==== Supplied records ====
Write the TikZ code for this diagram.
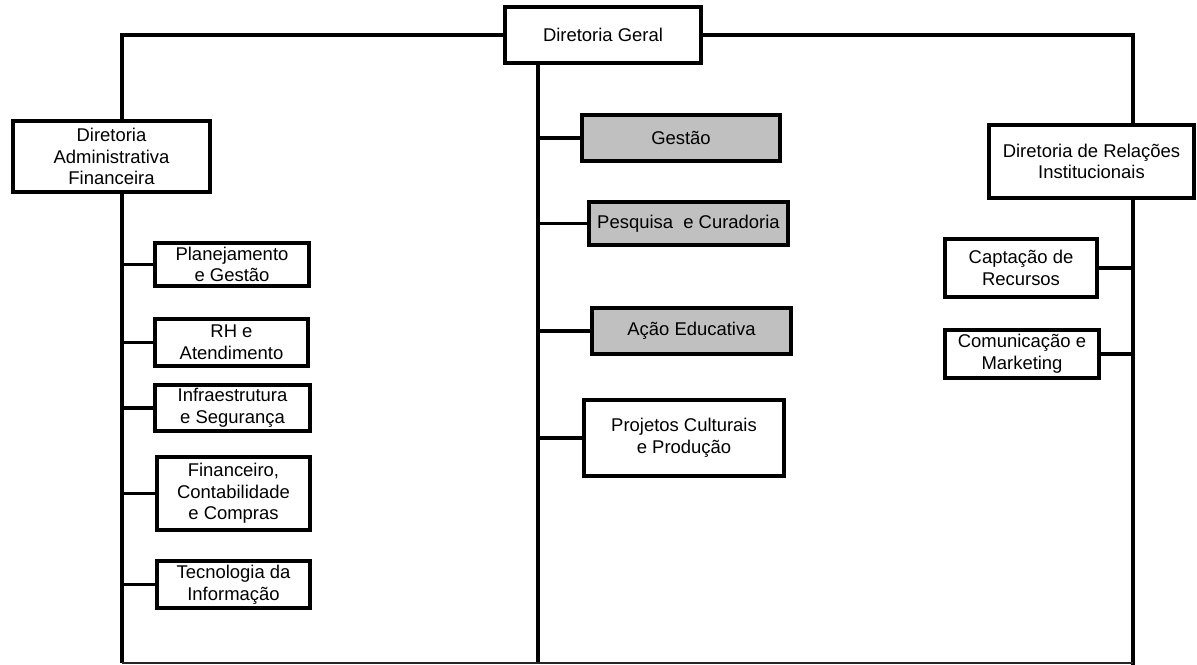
\documentclass[tikz,border=0pt]{standalone}
\usepackage{fontspec}
\setmainfont{Liberation Sans}
\usepackage{tikz}
\usetikzlibrary{calc}
\definecolor{boxgrey}{RGB}{192,192,192}

\begin{document}
\begin{tikzpicture}[x=0.02cm,y=-0.02cm,
        box/.style={draw, line width=2.2pt, fill=white, align=center, inner sep=0pt,
            font=\fontsize{10.5}{12.3}\selectfont},
        greybox/.style={box, fill=boxgrey},
        link/.style={line width=1.9pt}]
            \useasboundingbox (0,0) rectangle (1197,665);

            \node[box, minimum width=3.92cm, minimum height=1.12cm] at (603,35) (DG) {Diretoria Geral};
            \node[box, minimum width=3.94cm, minimum height=1.42cm] at (111.5,156.5) (DAF) {Diretoria\\Administrativa\\Financeira};
            \node[box, minimum width=4.10cm, minimum height=1.46cm] at (1091.5,161.5) (DRI) {Diretoria de Relações\\Institucionais};

            \node[box, minimum width=3.08cm, minimum height=0.86cm] at (232,264.5) (ADM1) {Planejamento\\e Gestão};
            \node[box, minimum width=3.06cm, minimum height=0.94cm] at (231.5,342.5) (ADM2) {RH e\\Atendimento};
            \node[box, minimum width=3.10cm, minimum height=0.92cm] at (232.5,408) (ADM3) {Infraestrutura\\e Segurança};
            \node[box, minimum width=3.06cm, minimum height=1.46cm] at (233.5,493.5) (ADM4) {Financeiro,\\Contabilidade\\e Compras};
            \node[box, minimum width=3.06cm, minimum height=0.94cm] at (233.5,584.5) (ADM5) {Tecnologia da\\Informação};

            \node[greybox, minimum width=3.96cm, minimum height=0.92cm] at (681,138) (CEN1) {Gestão};
            \node[greybox, minimum width=3.98cm, minimum height=0.86cm] at (688.5,223.5) (CEN2) {Pesquisa\ \ e Curadoria};
            \node[greybox, minimum width=3.98cm, minimum height=0.92cm] at (691.5,331) (CEN3) {Ação Educativa};
            \node[box, minimum width=4.00cm, minimum height=1.52cm] at (684,438) (CEN4) {Projetos Culturais\\e Produção};

            \node[box, minimum width=3.04cm, minimum height=1.16cm] at (1021,268) (REL1) {Captação de\\Recursos};
            \node[box, minimum width=3.08cm, minimum height=0.96cm] at (1022,354) (REL2) {Comunicação e\\Marketing};

            \coordinate (L) at (122,663);
            \coordinate (M) at (538,663);
            \coordinate (R) at (1133,665);

            \draw[link] (DG.west) -| (DAF.north -| L);
            \draw[link] (DAF.south -| L) -- (L);
            \foreach \n in {ADM1,ADM2,ADM3,ADM4,ADM5}
                \draw[link] (\n.west) -- (\n.west -| L);

            \draw[link] (DG.south -| M) -- (M);
            \foreach \n in {CEN1,CEN2,CEN3,CEN4}
                \draw[link] (\n.west) -- (\n.west -| M);

            \draw[link] (DG.east) -| (DRI.north -| R);
            \draw[link] (DRI.south -| R) -- (R);
            \foreach \n in {REL1,REL2}
                \draw[link] (\n.east) -- (\n.east -| R);

            \draw[line width=1.1pt, black!85] (L) -- (L -| R);
        \end{tikzpicture}
\end{document}
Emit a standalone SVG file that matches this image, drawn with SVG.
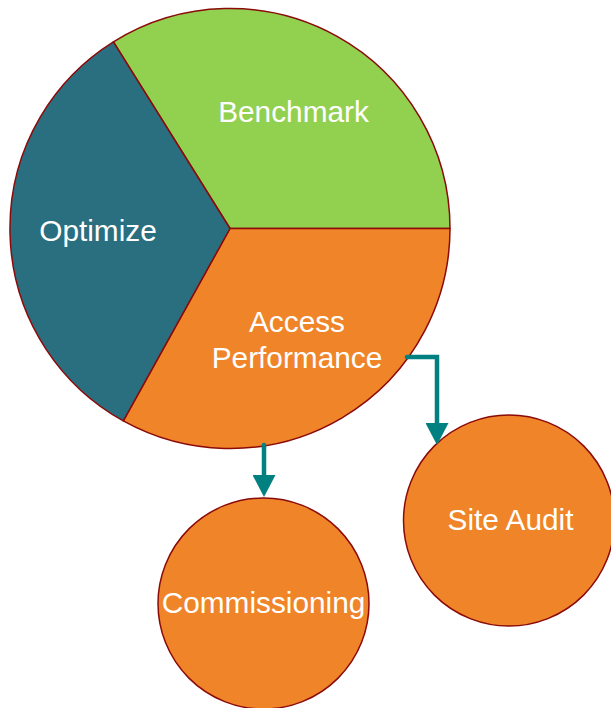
<svg xmlns="http://www.w3.org/2000/svg" width="611" height="708" viewBox="0 0 611 708">
<style>
.shape{stroke:#8B0A0A;stroke-width:1.5;stroke-linejoin:round}
.green{fill:#92D050}
.teal{fill:#2A6F7F}
.orange{fill:#F08428}
.lbl{font-family:"Liberation Sans",Arial,sans-serif;font-size:29.8px;fill:#FFFFFF;text-anchor:middle}
.conn{fill:none;stroke:#008080;stroke-width:4.5;stroke-linecap:round;stroke-linejoin:miter}
</style>
<defs>
<marker id="arrow" viewBox="0 0 22 23" refX="0" refY="11.5" markerWidth="22" markerHeight="23" markerUnits="userSpaceOnUse" orient="auto">
<path d="M0,0 L22,11.5 L0,23 Z" fill="#008080"/>
</marker>
</defs>
<rect width="611" height="708" fill="#FFFFFF"/>
<g id="benchmark">
<path class="shape green" d="M230,228.5 L113.4,41.9 A220,220 0 0 1 450,228.5 Z"/>
<text class="lbl" x="293.5" y="122">Benchmark</text>
</g>
<g id="access-performance">
<path class="shape orange" d="M230,228.5 L450,228.5 A220,220 0 0 1 123.3,420.9 Z"/>
<text class="lbl" x="297" y="332">Access</text>
<text class="lbl" x="297" y="368">Performance</text>
</g>
<g id="optimize">
<path class="shape teal" d="M230,228.5 L123.3,420.9 A220,220 0 0 1 113.4,41.9 Z"/>
<text class="lbl" x="98" y="241">Optimize</text>
</g>
<g id="commissioning">
<circle class="shape orange" cx="263.5" cy="603.5" r="105.5"/>
<text class="lbl" x="263.5" y="613">Commissioning</text>
</g>
<g id="site-audit">
<circle class="shape orange" cx="509" cy="520.5" r="105.5"/>
<text class="lbl" x="510.5" y="530">Site Audit</text>
</g>
<g id="connectors">
<path class="conn" d="M264,445 V475" marker-end="url(#arrow)"/>
<path class="conn" d="M407,357 H437 V423" marker-end="url(#arrow)"/>
</g>
</svg>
====
## [What to produce]
Reproduce all the entries that precede this task, word for word, minus any pictures.

## [Answer to the exercise]
Write the TikZ code for this diagram.
\documentclass[tikz,border=0pt]{standalone}
\usepackage{fontspec}
\setmainfont{Liberation Sans}
\usepackage{tikz}
\usetikzlibrary{calc}
\definecolor{boxgrey}{RGB}{192,192,192}

\begin{document}
\begin{tikzpicture}[x=0.02cm,y=-0.02cm,
        box/.style={draw, line width=2.2pt, fill=white, align=center, inner sep=0pt,
            font=\fontsize{10.5}{12.3}\selectfont},
        greybox/.style={box, fill=boxgrey},
        link/.style={line width=1.9pt}]
            \useasboundingbox (0,0) rectangle (1197,665);

            \node[box, minimum width=3.92cm, minimum height=1.12cm] at (603,35) (DG) {Diretoria Geral};
            \node[box, minimum width=3.94cm, minimum height=1.42cm] at (111.5,156.5) (DAF) {Diretoria\\Administrativa\\Financeira};
            \node[box, minimum width=4.10cm, minimum height=1.46cm] at (1091.5,161.5) (DRI) {Diretoria de Relações\\Institucionais};

            \node[box, minimum width=3.08cm, minimum height=0.86cm] at (232,264.5) (ADM1) {Planejamento\\e Gestão};
            \node[box, minimum width=3.06cm, minimum height=0.94cm] at (231.5,342.5) (ADM2) {RH e\\Atendimento};
            \node[box, minimum width=3.10cm, minimum height=0.92cm] at (232.5,408) (ADM3) {Infraestrutura\\e Segurança};
            \node[box, minimum width=3.06cm, minimum height=1.46cm] at (233.5,493.5) (ADM4) {Financeiro,\\Contabilidade\\e Compras};
            \node[box, minimum width=3.06cm, minimum height=0.94cm] at (233.5,584.5) (ADM5) {Tecnologia da\\Informação};

            \node[greybox, minimum width=3.96cm, minimum height=0.92cm] at (681,138) (CEN1) {Gestão};
            \node[greybox, minimum width=3.98cm, minimum height=0.86cm] at (688.5,223.5) (CEN2) {Pesquisa\ \ e Curadoria};
            \node[greybox, minimum width=3.98cm, minimum height=0.92cm] at (691.5,331) (CEN3) {Ação Educativa};
            \node[box, minimum width=4.00cm, minimum height=1.52cm] at (684,438) (CEN4) {Projetos Culturais\\e Produção};

            \node[box, minimum width=3.04cm, minimum height=1.16cm] at (1021,268) (REL1) {Captação de\\Recursos};
            \node[box, minimum width=3.08cm, minimum height=0.96cm] at (1022,354) (REL2) {Comunicação e\\Marketing};

            \coordinate (L) at (122,663);
            \coordinate (M) at (538,663);
            \coordinate (R) at (1133,665);

            \draw[link] (DG.west) -| (DAF.north -| L);
            \draw[link] (DAF.south -| L) -- (L);
            \foreach \n in {ADM1,ADM2,ADM3,ADM4,ADM5}
                \draw[link] (\n.west) -- (\n.west -| L);

            \draw[link] (DG.south -| M) -- (M);
            \foreach \n in {CEN1,CEN2,CEN3,CEN4}
                \draw[link] (\n.west) -- (\n.west -| M);

            \draw[link] (DG.east) -| (DRI.north -| R);
            \draw[link] (DRI.south -| R) -- (R);
            \foreach \n in {REL1,REL2}
                \draw[link] (\n.east) -- (\n.east -| R);

            \draw[line width=1.1pt, black!85] (L) -- (L -| R);
        \end{tikzpicture}
\end{document}
Emit a standalone SVG file that matches this image, drawn with SVG.
<svg xmlns="http://www.w3.org/2000/svg" width="611" height="708" viewBox="0 0 611 708">
<style>
.shape{stroke:#8B0A0A;stroke-width:1.5;stroke-linejoin:round}
.green{fill:#92D050}
.teal{fill:#2A6F7F}
.orange{fill:#F08428}
.lbl{font-family:"Liberation Sans",Arial,sans-serif;font-size:29.8px;fill:#FFFFFF;text-anchor:middle}
.conn{fill:none;stroke:#008080;stroke-width:4.5;stroke-linecap:round;stroke-linejoin:miter}
</style>
<defs>
<marker id="arrow" viewBox="0 0 22 23" refX="0" refY="11.5" markerWidth="22" markerHeight="23" markerUnits="userSpaceOnUse" orient="auto">
<path d="M0,0 L22,11.5 L0,23 Z" fill="#008080"/>
</marker>
</defs>
<rect width="611" height="708" fill="#FFFFFF"/>
<g id="benchmark">
<path class="shape green" d="M230,228.5 L113.4,41.9 A220,220 0 0 1 450,228.5 Z"/>
<text class="lbl" x="293.5" y="122">Benchmark</text>
</g>
<g id="access-performance">
<path class="shape orange" d="M230,228.5 L450,228.5 A220,220 0 0 1 123.3,420.9 Z"/>
<text class="lbl" x="297" y="332">Access</text>
<text class="lbl" x="297" y="368">Performance</text>
</g>
<g id="optimize">
<path class="shape teal" d="M230,228.5 L123.3,420.9 A220,220 0 0 1 113.4,41.9 Z"/>
<text class="lbl" x="98" y="241">Optimize</text>
</g>
<g id="commissioning">
<circle class="shape orange" cx="263.5" cy="603.5" r="105.5"/>
<text class="lbl" x="263.5" y="613">Commissioning</text>
</g>
<g id="site-audit">
<circle class="shape orange" cx="509" cy="520.5" r="105.5"/>
<text class="lbl" x="510.5" y="530">Site Audit</text>
</g>
<g id="connectors">
<path class="conn" d="M264,445 V475" marker-end="url(#arrow)"/>
<path class="conn" d="M407,357 H437 V423" marker-end="url(#arrow)"/>
</g>
</svg>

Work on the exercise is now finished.